それに純文学とか大衆文学ってのは主に日本国内で取り沙汰される問題なわけで、海外のあの人みたいな作品が書きたいと憧れて育った誰かにとっては、心からどうでも良い区別だったりする。にも関わらずどちらかを選ばなきゃいけないような変な感じ。
それに純文学を目指すならうっかり面白い展開にしちゃいけないみたいな気にもなりはしないか。それはないか。でもやっぱりどちらかを志向するあまり極端にどちらかっぽくなってしまうという弊害はあると思う。
極端にどちらかっぽくなってしまうっていうのは、突き抜けたエンタメ性や芸術性があるという意味ではなく、極端になぞってしまうということ。
精度の高いよくある話を書いてしまうんじゃないか。

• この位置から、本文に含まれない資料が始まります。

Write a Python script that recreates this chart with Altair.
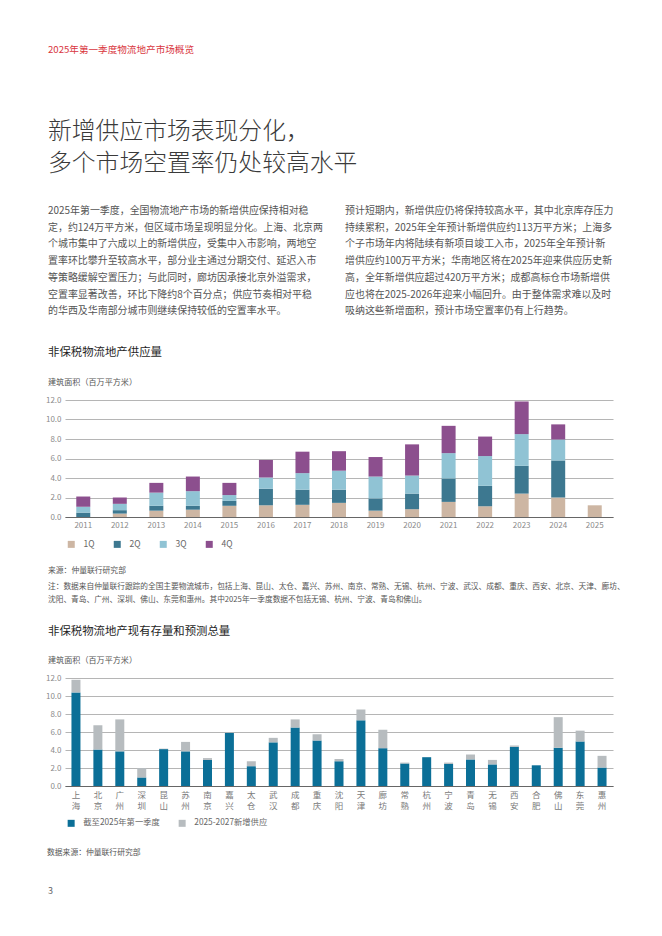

僕はそれが怖い。
読み心地の違い純文学と大衆文学を分ける
読み心地の違いで純文学と大衆文学を分けることもできると思います。
大衆小説(エンタメ小説)はジェットコースターなんだろう。
しっかりスリルがあって、どんな経験ができるか分かってる。爽快で、多くの人をまとめて幸せにできる。
ジェットコースターじゃなくても良いです。観覧者でもなんでも。
とにかくお客さんからお金をとって、期待通りの面白さを提供するアトラクションがエンタメ小説なんだろう。
純文学はお母さんのソリ
じゃあ純文学はと考えると、お母さんのソリとかかもしれない。
僕この記事書きながら、自分の親じゃなくて、友達のお母さんに、ほんの短い距離をソリを引いてもらったことを思い出しました。
快適でもないし特にスリリングというわけでもないのだけど妙に覚えてる感覚。
ソリがアトラクションになることなんてないし、誰もが楽しいわけじゃないけど、お尻に伝わる振動とか、微妙に横揺れする感じとか、ソリが雪を押しつぶしていく音とか、そういうのを覚えてる。
純文学と呼ばれる作品で味わうのは、そういう感覚なのではないか。
売り物にはならないし激しい記憶でもないし人に語るほどのことでもないけど、実感として生々しく残っていて、何となく大切にしているものが誰にでもある。
そういう激しくもない売り物にもならない普遍性を再現し呼び起こそうとしたとき、文章は自ずと繊細になって、純文学と呼ばれるような代物になるんじゃないか。
って本当は最後のこれだけ書きたくてこの記事を書くことにしたんでした。